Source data
************

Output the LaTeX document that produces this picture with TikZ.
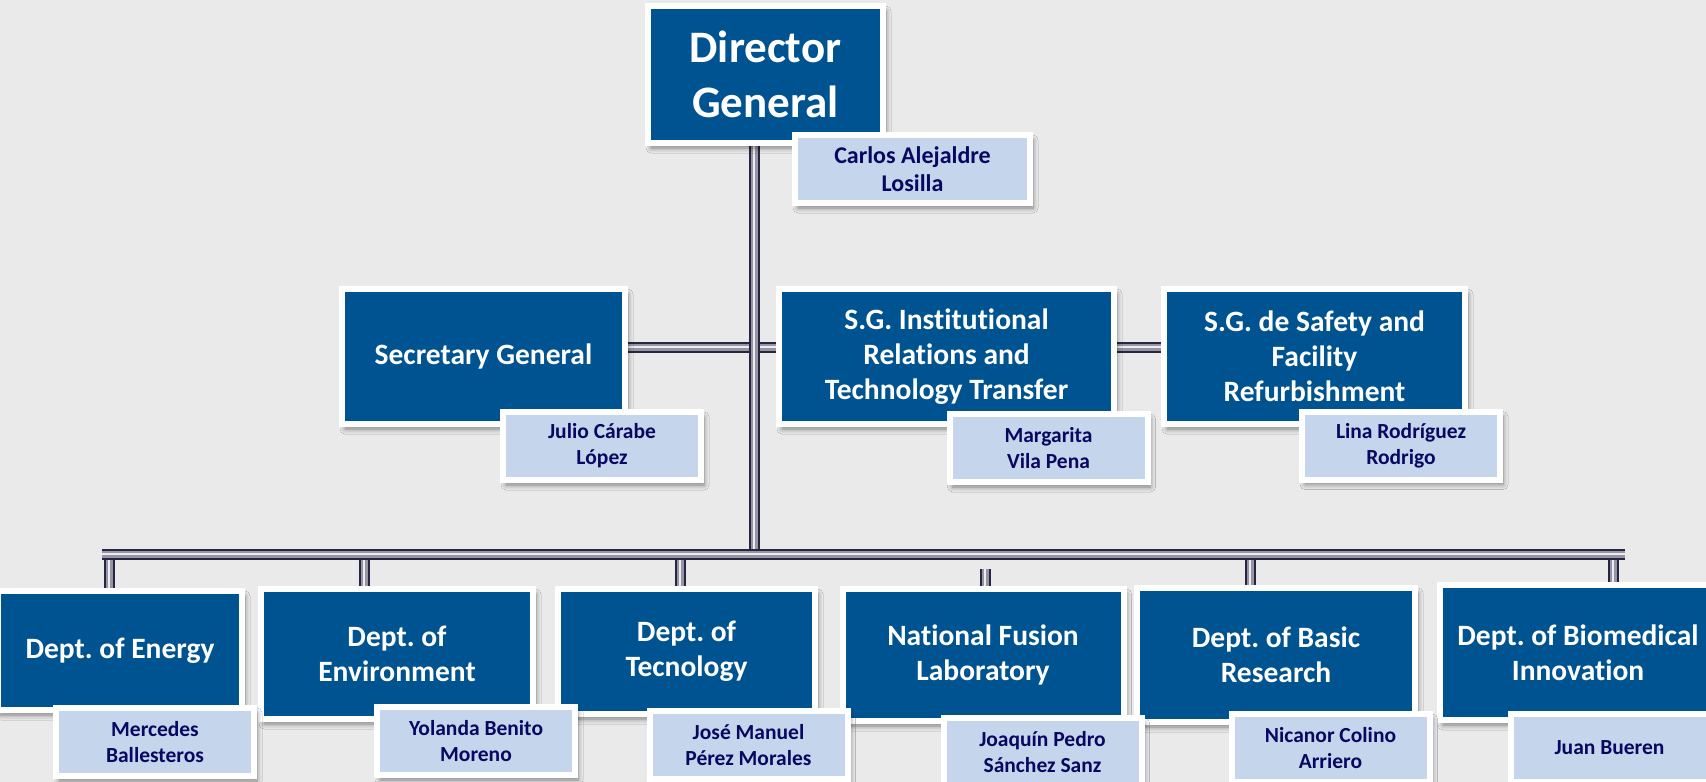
\documentclass[tikz,border=0pt]{standalone}
\usepackage{fontspec}
\setmainfont{Carlito}[Ligatures=NoCommon]
\usetikzlibrary{shadows.blur}
\frenchspacing

\definecolor{pagebg}{RGB}{234,234,234}
\definecolor{unitblue}{RGB}{0,83,145}
\definecolor{namefill}{RGB}{197,213,235}
\definecolor{nametext}{RGB}{8,8,98}
\definecolor{pipedark}{RGB}{38,38,66}
\definecolor{pipemid}{RGB}{150,150,162}
\definecolor{pipelight}{RGB}{236,236,242}

\pgfdeclarelayer{background}
\pgfsetlayers{background,main}

\begin{document}
\begin{tikzpicture}[x=1pt,y=-1pt,
  boxshadow/.style={blur shadow={shadow xshift=3pt, shadow yshift=-5pt,
      shadow blur radius=5pt, shadow blur steps=6, shadow opacity=45}},
  unit/.style={boxshadow, fill=unitblue, draw=white, line width=6pt,
      text=white, align=center, inner sep=0pt,
      font=\bfseries\fontsize{29.5}{35}\selectfont},
  person/.style={boxshadow, fill=namefill, draw=white, line width=6pt,
      text=nametext, align=center, inner sep=0pt,
      minimum width=198pt, minimum height=68pt,
      font=\bfseries\fontsize{21.5}{26}\selectfont},
  pipe/.style={line width=11pt, draw=pipedark,
      postaction={draw=pipemid, line width=7pt},
      postaction={draw=pipelight, line width=2.5pt}}
]
\useasboundingbox (0,0) rectangle (1706,782);
\clip (0,0) rectangle (1706,782);

% --- top: director and sub-directorates
\node[unit, font=\bfseries\fontsize{45}{55}\selectfont,
      minimum width=235pt, minimum height=137pt] (dg) at (765.5,74.5) {Director\\General};
\node[unit, minimum width=283pt, minimum height=135pt] (sg)   at (483.5,356.5) {Secretary General};
\node[unit, minimum width=335pt, minimum height=135pt] (inst) at (946.5,356.5) {S.G. Institutional\\Relations and\\Technology Transfer};
\node[unit, minimum width=301pt, minimum height=135pt] (safe) at (1314.5,356.5) {S.G. de Safety and\\Facility\\Refurbishment};

% --- departments
\node[unit, minimum width=244pt, minimum height=119pt] (en)  at (120,650.5)  {Dept. of Energy};
\node[unit, minimum width=272pt, minimum height=130pt] (env) at (397,654)    {Dept. of\\Environment};
\node[unit, minimum width=257pt, minimum height=125pt] (tec) at (686.5,651.5) {Dept. of\\Tecnology};
\node[unit, minimum width=281pt, minimum height=132pt] (fus) at (983,655)    {National Fusion\\Laboratory};
\node[unit, minimum width=278pt, minimum height=134pt] (bas) at (1276,655)   {Dept. of Basic\\Research};
\node[unit, minimum width=276pt, minimum height=135pt] (bio) at (1578,652.5) {Dept. of Biomedical\\Innovation};

% --- people in charge
\node[person, minimum width=235pt, font=\bfseries\fontsize{24}{28}\selectfont] (ndg) at (912.5,169) {Carlos Alejaldre\\Losilla};
\node[person] (nsg)   at (602,446)    {Julio Cárabe\\López};
\node[person] (ninst) at (1048.5,448) {Margarita\\Vila Pena};
\node[person] (nsafe) at (1401,445.5) {Lina Rodríguez\\Rodrigo};
\node[person] (nen)   at (155,742)    {Mercedes\\Ballesteros};
\node[person] (nenv)  at (476,741)    {Yolanda Benito\\Moreno};
\node[person] (ntec)  at (748.5,745)  {José Manuel\\Pérez Morales};
\node[person] (nfus)  at (1042.5,752) {Joaquín Pedro\\Sánchez Sanz};
\node[person] (nbas)  at (1330.5,748) {Nicanor Colino\\Arriero};
\node[person] (nbio)  at (1609.5,748) {Juan Bueren};

% --- connecting pipes, behind the boxes
\begin{pgfonlayer}{background}
  \fill[pagebg] (0,0) rectangle (1706,782);
  \coordinate (row)  at (754,347);
  \coordinate (hub)  at (754,554);
  \coordinate (barL) at (102,554);
  \coordinate (barR) at (1625,554);
  \coordinate (d1) at (109,554);
  \coordinate (d2) at (364,554);
  \coordinate (d3) at (680,554);
  \coordinate (d4) at (985,569);
  \coordinate (d5) at (1250,554);
  \coordinate (d6) at (1613,554);

  \draw[pipe] (sg.east |- row) -- (inst.west |- row);
  \draw[pipe] (inst.east |- row) -- (safe.west |- row);
  \draw[pipe] (dg.south -| hub) -- (hub);

  \draw[pipe] (d1) -- (d1 |- en.north);
  \draw[pipe] (d2) -- (d2 |- env.north);
  \draw[pipe] (d3) -- (d3 |- tec.north);
  \draw[pipe] (d4) -- (d4 |- fus.north);
  \draw[pipe] (d5) -- (d5 |- bas.north);
  \draw[pipe] (d6) -- (d6 |- bio.north);
  \draw[pipe] (barL) -- (barR);
\end{pgfonlayer}
\end{tikzpicture}
\end{document}
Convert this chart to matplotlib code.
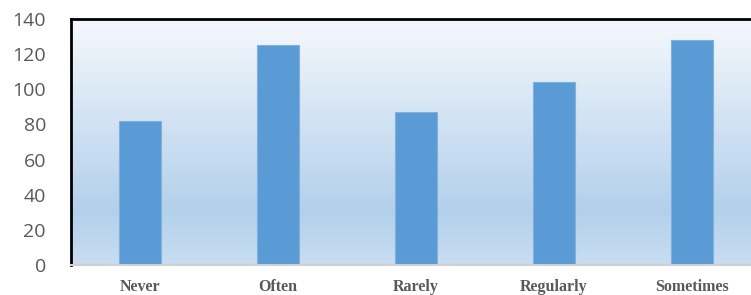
import numpy as np
import matplotlib
matplotlib.use("Agg")
import matplotlib.pyplot as plt
from matplotlib.colors import LinearSegmentedColormap

categories = ["Never", "Often", "Rarely", "Regularly", "Sometimes"]
counts = [82, 125, 87, 104, 128]
y_ticks = [0, 20, 40, 60, 80, 100, 120, 140]

fig = plt.figure(figsize=(7.51, 2.95), dpi=100)
ax = fig.add_axes([71 / 751, 30 / 295, 700 / 751, 246 / 295])

# background gradient, light at top, deeper blue lower down
grad = LinearSegmentedColormap.from_list(
    "bg", [(0.0, "#c8ddf1"), (0.22, "#b3d0eb"), (1.0, "#f5f8fc")])
ax.imshow(np.linspace(0, 1, 256).reshape(-1, 1), cmap=grad, aspect="auto",
          extent=[0, 1, 0, 1], transform=ax.transAxes, origin="lower", zorder=0)

x = np.arange(len(categories))
ax.bar(x, counts, width=0.31, color="#5b9bd5", edgecolor="#7fb0de",
       linewidth=0.8, zorder=2)

ax.set_xlim(-0.5, 700 / 138 - 0.5)
ax.set_ylim(0, 140)
ax.set_yticks(y_ticks)
ax.set_yticklabels([str(v) for v in y_ticks], fontsize=14, color="#595959",
                   family="Open Sans")
ax.set_xticks(x)
ax.set_xticklabels(categories, fontsize=11.5, color="#595959", fontweight="bold",
                   family="Liberation Serif")
ax.tick_params(length=0)
ax.tick_params(axis="y", pad=18)
ax.tick_params(axis="x", pad=10)

ax.spines["right"].set_visible(False)
ax.spines["left"].set_color("black")
ax.spines["left"].set_linewidth(2)
ax.spines["top"].set_color("black")
ax.spines["top"].set_linewidth(2)
ax.spines["bottom"].set_color("#d0d0d0")
ax.spines["bottom"].set_linewidth(1.5)

fig.savefig("out.png", dpi=100)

************

■ THE TASK:
Filter the records above for lines containing the word "matplotlib", and copy those lines.

■ RESPONSE:
Convert this chart to matplotlib code.
import matplotlib
matplotlib.use("Agg")
import matplotlib.pyplot as plt
from matplotlib.colors import LinearSegmentedColormap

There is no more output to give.